2. The positioning device according to claim 1, wherein the computing unit determines a positioning location at every moving distance based on the global position information, and generates the plurality of short-distance traces according to the positioning locations and the plurality of three-dimensional traces.

3. The positioning device according to claim 1, wherein the acceleration detection module is a G-sensor.

4. The positioning device according to claim 1, further comprising:

an output unit, coupled with the computing unit for receiving the plurality of short-distance traces, wherein the output unit outputs three-dimensional curves of the three-dimensional moving trace based on the plurality of short-distance traces.
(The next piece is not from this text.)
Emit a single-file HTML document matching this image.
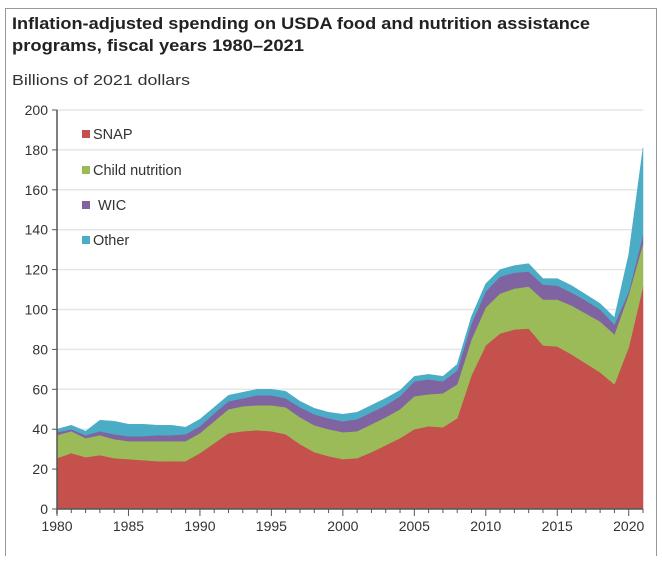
<!DOCTYPE html>
<html><head><meta charset="utf-8"><style>
html,body{margin:0;padding:0;background:#fff;}
body{width:662px;height:556px;overflow:hidden;font-family:"Liberation Sans",sans-serif;}
</style></head><body>
<svg width="662" height="556" viewBox="0 0 662 556" xmlns="http://www.w3.org/2000/svg">
<line x1="5.5" y1="8" x2="5.5" y2="556" stroke="#999"/>
<line x1="656.5" y1="8" x2="656.5" y2="556" stroke="#999"/>
<line x1="5" y1="8.5" x2="657" y2="8.5" stroke="#999"/>
<text x="12" y="29" font-size="16.5" font-weight="bold" fill="#222" textLength="578" lengthAdjust="spacingAndGlyphs">Inflation-adjusted spending on USDA food and nutrition assistance</text>
<text x="12" y="51" font-size="16.5" font-weight="bold" fill="#222" textLength="292" lengthAdjust="spacingAndGlyphs">programs, fiscal years 1980–2021</text>
<text x="12" y="85" font-size="14.5" fill="#333" textLength="178" lengthAdjust="spacingAndGlyphs">Billions of 2021 dollars</text>
<g id="grid"></g>
<g id="areas"></g>
<g id="axes"></g>
<g id="legend"></g>
</svg>
<script>
const years = [];
for (let y = 1980; y <= 2021; y++) years.push(y);
const snap  = [25.5,28,26,27,25.5,25,24.5,24,24,24,28,33,38,39,39.5,39,37.5,32.5,28.5,26.5,25,25.5,28.5,32,35.5,40,41.5,41,45.5,67,82,88,90,90.5,82,81.5,77.5,73,68.5,62.5,81,111.5];
const child = [11.5,11,9.5,10,9.5,9,9.5,10,10,10,10,11,12,12.5,12.5,13,13.5,13.5,13.5,13.5,13.5,13.5,14,14,14.5,16.5,16,17,17,18,19,20,20.5,21,23,23.5,24.5,25,25.5,25,26.5,21.5];
const wic   = [1.5,1,1.5,2,2.5,2.5,2.5,3,3,3.5,3.5,4,4,4,5,5,4.5,5,5.5,5.5,5.5,6,6,6,6.5,7.5,7.5,6,7,8,8,8.5,8,7.5,7.5,7,6.5,6.5,6,5,1.5,4.5];
const other = [1.5,2,2,5.5,6.5,6,6,5,5,3.5,3.5,3,3,3,3,3,3.5,3,3,3,3.5,3.5,3.5,3.5,3,2.5,2.5,2.5,3,3.5,4,3.5,3.5,4,3,3.5,3.5,3,3,3.5,18.5,43.5];
const yTicks = [0,20,40,60,80,100,120,140,160,180,200];
const xLabels = [1980,1985,1990,1995,2000,2005,2010,2015,2020];
const seriesNames = ["SNAP","Child nutrition","WIC","Other"];
const seriesColors = ["#c4514b","#9bbb59","#8064a2","#4bacc6"];

const NS = "http://www.w3.org/2000/svg";
const X0 = 57, X1 = 643, Y0 = 509, Y1 = 110;
const xs = y => X0 + (y - 1980) / (2021 - 1980) * (X1 - X0);
const ys = v => Y0 - v / 200 * (Y0 - Y1);
function mk(tag, attrs, parent) {
  const e = document.createElementNS(NS, tag);
  for (const k in attrs) e.setAttribute(k, attrs[k]);
  parent.appendChild(e);
  return e;
}
const grid = document.getElementById("grid");
const areas = document.getElementById("areas");
const axes = document.getElementById("axes");
const legend = document.getElementById("legend");

yTicks.forEach(t => {
  if (t > 0) {
    const gl = mk("line", {x1: X0, x2: X1, y1: ys(t), y2: ys(t), stroke: "#e6e6e6", "stroke-width": 1.5}, grid);
    
    
  }
  const tk = mk("line", {x1: X0 - 5, x2: X0, y1: ys(t), y2: ys(t), stroke: "#555"}, axes);
  
  
  const lb = mk("text", {x: X0 - 9, y: ys(t) + 5, "text-anchor": "end", "font-size": 14, fill: "#333"}, axes);
  lb.textContent = t;
  
  
});

const series = [snap, child, wic, other];
const cum = years.map(() => 0);
series.forEach((s, si) => {
  const lower = cum.slice();
  s.forEach((v, i) => cum[i] += v);
  let d = "M" + years.map((y, i) => xs(y) + "," + ys(cum[i])).join(" L");
  for (let i = years.length - 1; i >= 0; i--) d += " L" + xs(years[i]) + "," + ys(lower[i]);
  d += " Z";
  const p = mk("path", {d: d, fill: seriesColors[si], stroke: seriesColors[si], "stroke-width": 0.5}, areas);
  
  
});

const yax = mk("line", {x1: X0, x2: X0, y1: Y1, y2: Y0 + 5, stroke: "#555", "stroke-width": 1.5}, axes);


const xax = mk("line", {x1: X0, x2: X1, y1: Y0, y2: Y0, stroke: "#555", "stroke-width": 1.5}, axes);


years.forEach(y => {
  const major = xLabels.includes(y);
  const tk = mk("line", {x1: xs(y), x2: xs(y), y1: Y0, y2: Y0 + (major ? 7 : 4), stroke: "#555"}, axes);
  
  
});
xLabels.forEach(y => {
  const lb = mk("text", {x: xs(y), y: Y0 + 22, "text-anchor": "middle", "font-size": 14, fill: "#333"}, axes);
  lb.textContent = y;
  
  
});

const legY = [139, 175, 210, 245];
seriesNames.forEach((n, i) => {
  const sq = mk("rect", {x: 82, y: legY[i] - 9, width: 8, height: 8, fill: seriesColors[i]}, legend);
  
  
  const t = mk("text", {x: n === "WIC" ? 98 : 93, y: legY[i], "font-size": 14.5, fill: "#333"}, legend);
  t.textContent = n;
  
  
});
</script>
</body></html>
5. The positioning device according to claim 1, wherein the computing unit computes a moving velocity of the positioning device based on the three-dimensional vectors and a time duration for detecting the three-dimensional acceleration, and computes the three-dimensional trace based on the moving velocity, the three-dimensional vector and the time duration.

6. A three-dimensional path detecting method, adapted to a positioning device having a GPS module, an acceleration detection module, and a computing unit, comprising:

receiving global position information acquired by the GPS module;

receiving three-dimensional vectors calculated from changes of three-dimensional acceleration based on movements of the positioning device;

generating a plane position information according to the global position information and a plurality of three-dimensional traces according to the three-dimensional vectors;

generating a plurality of short-distance traces based on the plane position information and the plurality of three-dimensional traces; and

providing a three-dimensional moving trace by combining the plurality of short-distance traces.
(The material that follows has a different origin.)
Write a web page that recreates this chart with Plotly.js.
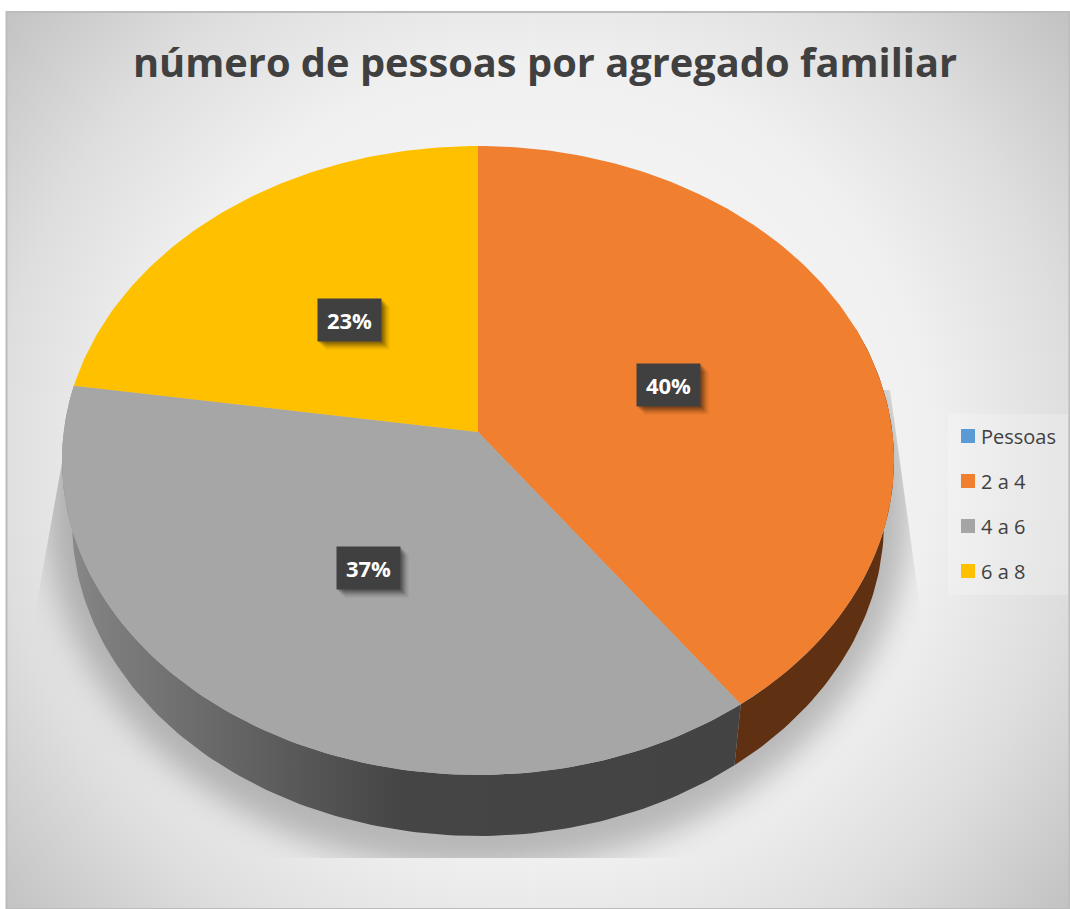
<!DOCTYPE html>
<html>
<head>
<meta charset="utf-8">
<script src="https://cdn.plot.ly/plotly-3.0.1.min.js"></script>
<style>html,body{margin:0;padding:0;background:#fff}#chart{width:1070px;height:909px}</style>
</head>
<body>
<div id="chart"></div>
<script>
// ---- data ----
const titleText = "número de pessoas por agregado familiar";
const legendNames = ["Pessoas", "2 a 4", "4 a 6", "6 a 8"];
const legendColors = ["#5b9bd5", "#f07f2f", "#a5a5a5", "#ffc000"];
const sliceNames = ["2 a 4", "4 a 6", "6 a 8"];
const sliceValues = [40, 37.4, 22.6];
const sliceLabels = ["40%", "37%", "23%"];
const sliceColors = ["#f07f30", "#a6a6a6", "#ffc000"];

// ---- tilted-disc projection ----
const W = 1070, H = 909;
const cx = 478, cy = 432, A = 414.3, B = 311.9, k = 0.0906;
const depth = 61, bottomScale = 0.976;
function topRim(aDeg, r) {
  r = r === undefined ? 1 : r;
  const a = aDeg * Math.PI / 180, u = r * Math.sin(a), v = r * Math.cos(a), w = 1 + k * v;
  return [cx + A * u / w, cy - B * v / w];
}
function bottomRim(aDeg) {
  const p = topRim(aDeg);
  return [cx + (p[0] - cx) * bottomScale, p[1] + depth];
}
function arc(fn, a0, a1) {
  const pts = [], n = Math.max(2, Math.ceil(Math.abs(a1 - a0)));
  for (let i = 0; i <= n; i++) pts.push(fn(a0 + (a1 - a0) * i / n));
  return pts;
}
function polyTrace(pts, extra) {
  return Object.assign({
    type: "scatter", mode: "lines", x: pts.map(p => p[0]), y: pts.map(p => p[1]),
    fill: "toself", line: {width: 0}, hoverinfo: "skip", showlegend: false
  }, extra);
}

const total = sliceValues.reduce((s, v) => s + v, 0);
const bounds = [0];
sliceValues.forEach(v => bounds.push(bounds[bounds.length - 1] + v / total * 360));

const traces = [];
// side walls
const orangeSide = arc(topRim, 70, bounds[1]).concat(arc(bottomRim, bounds[1], 70));
traces.push(polyTrace(orangeSide, {fillcolor: "#5f3112"}));
const graySide = arc(topRim, bounds[1], 279).concat(arc(bottomRim, 279, bounds[1]));
traces.push(polyTrace(graySide, {
  fillcolor: "#555",
  fillgradient: {type: "horizontal",
    colorscale: [[0, "#8c8c8c"], [0.05, "#808080"], [0.35, "#585858"], [0.5, "#454545"], [1, "#434343"]]}
}));
// top faces
sliceValues.forEach((v, i) => {
  const pts = [[cx, cy]].concat(arc(topRim, bounds[i], bounds[i + 1]));
  pts.push([cx, cy]);
  traces.push(polyTrace(pts, {fillcolor: sliceColors[i], name: sliceNames[i]}));
});
// legend entries
legendNames.forEach((n, i) => {
  traces.push({
    type: "scatter", mode: "markers", x: [-100], y: [-100], name: n, legendgroup: n,
    marker: {symbol: "square", size: 14, color: legendColors[i]}, hoverinfo: "skip", showlegend: true
  });
});

// value labels (soft drop shadow, then box)
const annotations = [];
const shadowLayers = [[8, 0.07], [6, 0.11], [4, 0.17], [2, 0.2]];
sliceValues.forEach((v, i) => {
  const mid = (bounds[i] + bounds[i + 1]) / 2;
  const p = topRim(mid, 0.49);
  const base = {xref: "x", yref: "y", x: p[0], y: p[1], showarrow: false, width: 61, height: 40, xanchor: "center", yanchor: "middle"};
  shadowLayers.forEach(s => {
    annotations.push(Object.assign({}, base, {text: " ", xshift: s[0], yshift: -s[0], bgcolor: "rgba(0,0,0," + s[1] + ")"}));
  });
  annotations.push(Object.assign({}, base, {text: "<b>" + sliceLabels[i] + "</b>", bgcolor: "#404040",
    font: {family: "Open Sans, sans-serif", size: 22, color: "#ffffff"}}));
});

// backdrop: panel gradient, the disc's clipped soft shadow, legend panel
const backdrop = `<svg xmlns="http://www.w3.org/2000/svg" width="${W}" height="${H}" viewBox="0 0 ${W} ${H}">
<defs>
<radialGradient id="g" gradientUnits="userSpaceOnUse" cx="535" cy="460" r="720">
<stop offset="0" stop-color="#fbfbfb"/><stop offset="0.55" stop-color="#f0f0f0"/>
<stop offset="0.75" stop-color="#dedede"/><stop offset="1" stop-color="#bebebe"/></radialGradient>
<filter id="b" x="-20%" y="-20%" width="140%" height="140%"><feGaussianBlur stdDeviation="16"/></filter>
<clipPath id="c"><polygon points="76,385 890,390 920,607 920,858 36,858 36,607"/></clipPath>
</defs>
<rect x="0" y="0" width="${W}" height="${H}" fill="#ffffff"/>
<rect x="6.5" y="12" width="1063" height="897" fill="url(#g)" stroke="#bcbcbc" stroke-width="2"/>
<g clip-path="url(#c)"><ellipse cx="478" cy="505" rx="432" ry="365" fill="#000" fill-opacity="0.24" filter="url(#b)"/></g>
<rect x="948" y="414" width="120" height="181" fill="#ffffff" fill-opacity="0.22"/>
</svg>`;

const layout = {
  width: W, height: H,
  margin: {l: 0, r: 0, t: 0, b: 0, pad: 0},
  paper_bgcolor: "rgba(0,0,0,0)", plot_bgcolor: "rgba(0,0,0,0)",
  title: {text: "<b>" + titleText + "</b>", x: 545 / W, xanchor: "center", y: 1 - 63 / H, yanchor: "middle",
    font: {family: "Open Sans, sans-serif", size: 39.8, color: "#404040"}},
  xaxis: {range: [0, W], visible: false, fixedrange: true},
  yaxis: {range: [H, 0], visible: false, fixedrange: true},
  showlegend: true,
  legend: {x: 948 / W, xanchor: "left", y: 1 - 416.5 / H, yanchor: "top", bgcolor: "rgba(255,255,255,0)",
    font: {family: "Open Sans, sans-serif", size: 20, color: "#404040"},
    tracegroupgap: 16, itemclick: false, itemdoubleclick: false, traceorder: "grouped"},
  annotations: annotations,
  images: [{source: "data:image/svg+xml;charset=utf-8," + encodeURIComponent(backdrop),
    xref: "paper", yref: "paper", x: 0, y: 1, sizex: 1, sizey: 1, xanchor: "left", yanchor: "top",
    sizing: "stretch", layer: "below"}],
  hovermode: false
};
Plotly.newPlot("chart", traces, layout, {displayModeBar: false}).then(gd => {
  // legend label sits closer to its swatch in the reference
  gd.querySelectorAll(".legendtext").forEach(t => {
    t.setAttribute("x", parseFloat(t.getAttribute("x")) - 7);
  });
});
</script>
</body>
</html>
7. The method according to claim 6, wherein the step of generating the plurality of short-distance traces comprises:

determining a positioning location at every one moving distance based on the global position information; and

generating the plurality of short-distance traces according to the determined positioning locations and the plurality of three-dimensional traces.

8. The method according to claim 7, wherein whether the positioning device moves the moving distance is determined via accumulating the distance the positioning device moves according to the acquired global positioning information.

9. The method according to claim 6, after providing the three-dimensional moving trace, further comprising:

outputting three-dimensional curves of the three-dimensional moving trace to an output unit.

10. The method according to claim 6, wherein the step of generating the plurality of three-dimensional traces according to the three-dimensional vectors comprises:

computing a moving velocity of the positioning device based on the three-dimensional vectors and a time duration for detecting the three-dimensional acceleration; and

computing the three-dimensional trace based on the moving velocity, the three-dimensional vector and the time duration.